In the video, the first lady protested being denied access by the Dauras to a certain part of the Villa that she needed.

It’s the kind of scene you’d expect to see on Fuji House of Commotion. It also happened at a time when a fake story that the president was marrying a second wife was going around. 

That video proved once again that Aso Rock isn’t much different from any random apartment building in Ketu, Lagos, just more posh — and filled with evil spirits, of course.

Burglars on the loose

What’s been accepted about the ongoing (in)security crisis in Nigeria is that it can touch anybody. It even touched people within the president’s inner circle when burglars called by for their own taste of the national cake in May 2021. 

The burglars raided the apartments of Buhari’s Chief of Staff, Ibrahim Gambari, and Admin Officer, Abubakar Maikano. Media reports noted that the burglars cleaned out the apartments and made away with money and other valuable assets. But the presidency, with eggs on its face, said the burglary wasn’t successful, only “attempted”. 
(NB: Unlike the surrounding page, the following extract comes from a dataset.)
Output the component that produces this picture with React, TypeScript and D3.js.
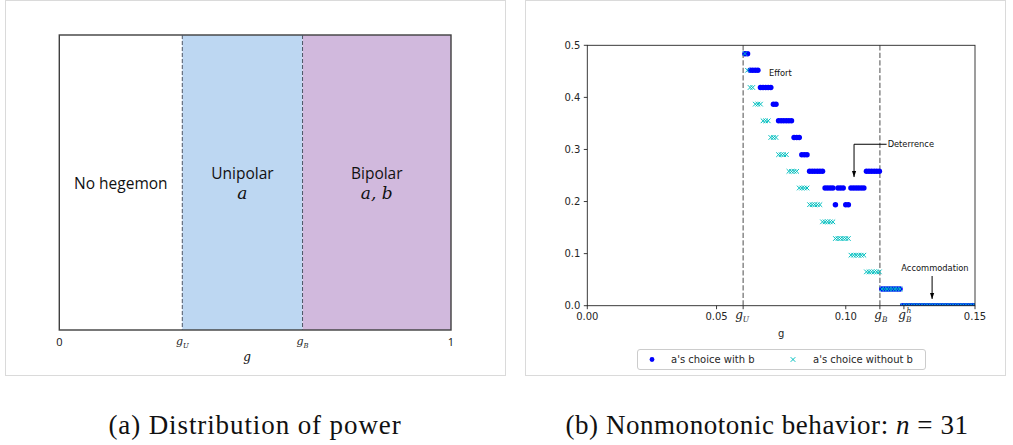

It’s been over a year and no one that we know of has been arrested for the kind of heist you’d usually only see on Netflix.

Cattle herding

In November 2017, a video of herdsmen openly grazing cattle in Aso Rock caused a stir online. 

The incident happened at a time when Nigeria was in the thick of insecurity fuelled by open grazing by herdsmen in many parts of the country. 

The herd grazed near the vice president’s official residence and obstructed vehicular movement. The most pressing question was how herdsmen were allowed access to the most fortified place in the country to graze. 

The presidency responded by saying the herd of cattle belonged to the government and they do usually end up at the dinner table of the president and his vice. And those reported to be herdsmen were identified as staff members of the veterinary section of the Villa.